OP3396. UN BALLO IN MASCHERA, Live Performance, 26 Feb., 1966, w.Molinari-Pradelli Cond. Met Opera Ensemble; Leontyne Price, Carlo Bergonzi, Robert Merrill, Mignon Dunn, Roberta Peters, etc. (Canada) 2-St Laurent Studio YSL T-983. Transfers by Yves St Laurent.
“Verdi's MASKED BALL sounded better than it did three seasons ago on its return to the Metropolitan last night. The reasons were many but two in particular: Leontyne Price as Amelia and Francesco Molinari-Pradelli as the conductor. It was a first time for both of them. Miss Price returned to the company in her new role: Mr. Molinari-Pradelli made his debut. What with some glorious singing by the most famous of Negro sopranos and some truly professional Italianate musical direction by a conductor who should have come much sooner to the Met.
All the velvet in Miss Price's voice served her well last night. Her top register sounded clearer and her mezzo range glowed. She negotiated the arduous pages of the [beginning] of the second act skillfully and will doubtless bring more of a thrill in subsequent performances. As soon as she started her duet with Carlo Bergonzi, she sang with more assurance. From then on a listener could only be ecstatic, for here is a great soprano.
One began to appreciate the leadership emanating from the pit. The Met now has another authoritative conductor. With Mr. Bergonzi to sing Riccardo so stylishly and Robert Merrill to glorify a great baritone voice so sonorously as Renato, the male members of this eternal triangle made handsome contributions vocally.
As the apex of interest, Miss Price portrayed Amelia understandingly. She is already inside the role and aware of Amelia's plight.
As Oscar Roberta Peters showed herself a good actress, too, making the most of a most peculiar role. Vocally she had her uncertain spots though she could top the others when the score demanded.
Mignon Dunn had her moment last night. She has gained stature as Ulrica and in full voice came through splendidly. The audience recognized her achievement outspokenly.

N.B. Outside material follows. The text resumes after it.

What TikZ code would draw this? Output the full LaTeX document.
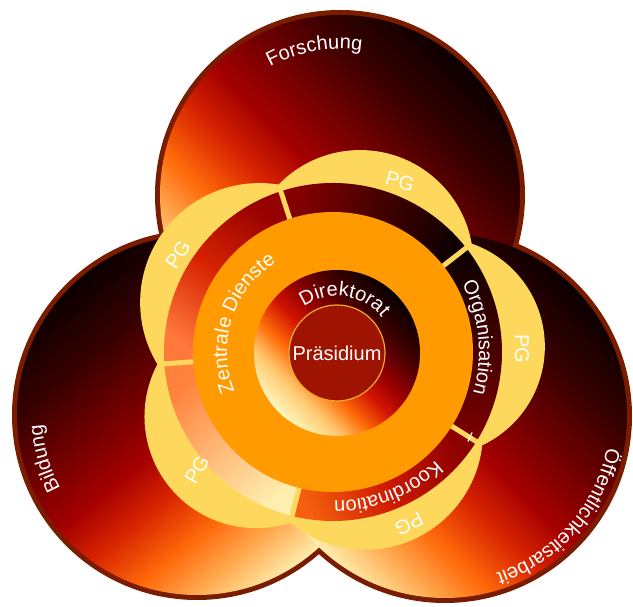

As the performance progressed it attained vocal distinction last night. Now that it is again in the repertory, it should be one of the major attractions for the remainder of the season.”
- Miles Kastendieck, THE JOURNAL-AMERICAN
“UN BALLO IN MASCHERA, one of Verdi’s finest middle period works, has fared quite well on discs, with several first-rate studio recordings.
This Met broadcast of Ballo that took place 26 February 1966, just a few months before the Rome RCA sessions. It features Bergonzi, Price, and Merrill. On this occasion, each is in every bit as fine voice as the studio effort. In other words, each sings with surpassing tonal beauty and security, throughout all registers. It’s hard to imagine these roles better vocalized. Bergonzi is magnificent in the RCA studio BALLO. But in my opinion, this Met broadcast surpasses that considerable achievement. Although he was someone who hardly cut the most imposing figure on stage, Bergonzi loved to perform and interact with his audience. For my money, Bergonzi’s live performances always contained an extra degree of passion and sparkle. That is certainly the case in this Met broadcast. From the very first entrance, Bergonzi is fully engaged, delivering his opening recitative crisply and with great style. From there, the performance goes from strength to strength, with the tenor embodying all of the aspects that make Riccardo one of Verdi’s most compelling tenor creations - a benevolent leader, a passionate but guilt-ridden lover, and (rare among Verdi tenors) someone with an engaging sense of humor. As in the studio recording, Bergonzi’s high notes ring out thrillingly. His mastery of dynamics, including a stunning diminuendo immediately before Riccardo’s death is the work of a consummate artist and technician. A wonderful performance by a master singer in one of his best roles, and at the height of his powers.
Likewise, Leontyne Price is in glorious form, and even more passionate than in the studio recording. To hear Price and Bergonzi’s voices soar together in the great Act II love duet is what grand opera is all about. As in the case of Bergonzi’s Riccardo, Price’s Amelia is a fine souvenir of a treasured artist.
Likewise, Robert Merrill is more dramatically involved in this Met broadcast than in the RCA studio recording. Unfortunately, that extra involvement often manifests itself in the explosions of sound Merrill often substituted for a more subtle (and for me, more effective) means of expression. But there is no denying the uniquely glorious, rich sound of Merrill’s voice and, for the better part, the musical way he uses it. Mignon Dunn as Ulrica and Roberta Peters as Oscar more than hold their own. Francesco Molinari-Pradelli and the Met Orchestra give a propulsive and compelling account of this marvelous work.
I think fans of Bergonzi and Price will enjoy hearing these singers rise to the occasion in ‘the heat of the moment’ to surpass their exceptional studio efforts. Bergonzi’s Riccardo, Price’s Amelia, and, to a somewhat lesser degree, Merrill’s Renato, are performances for the ages.”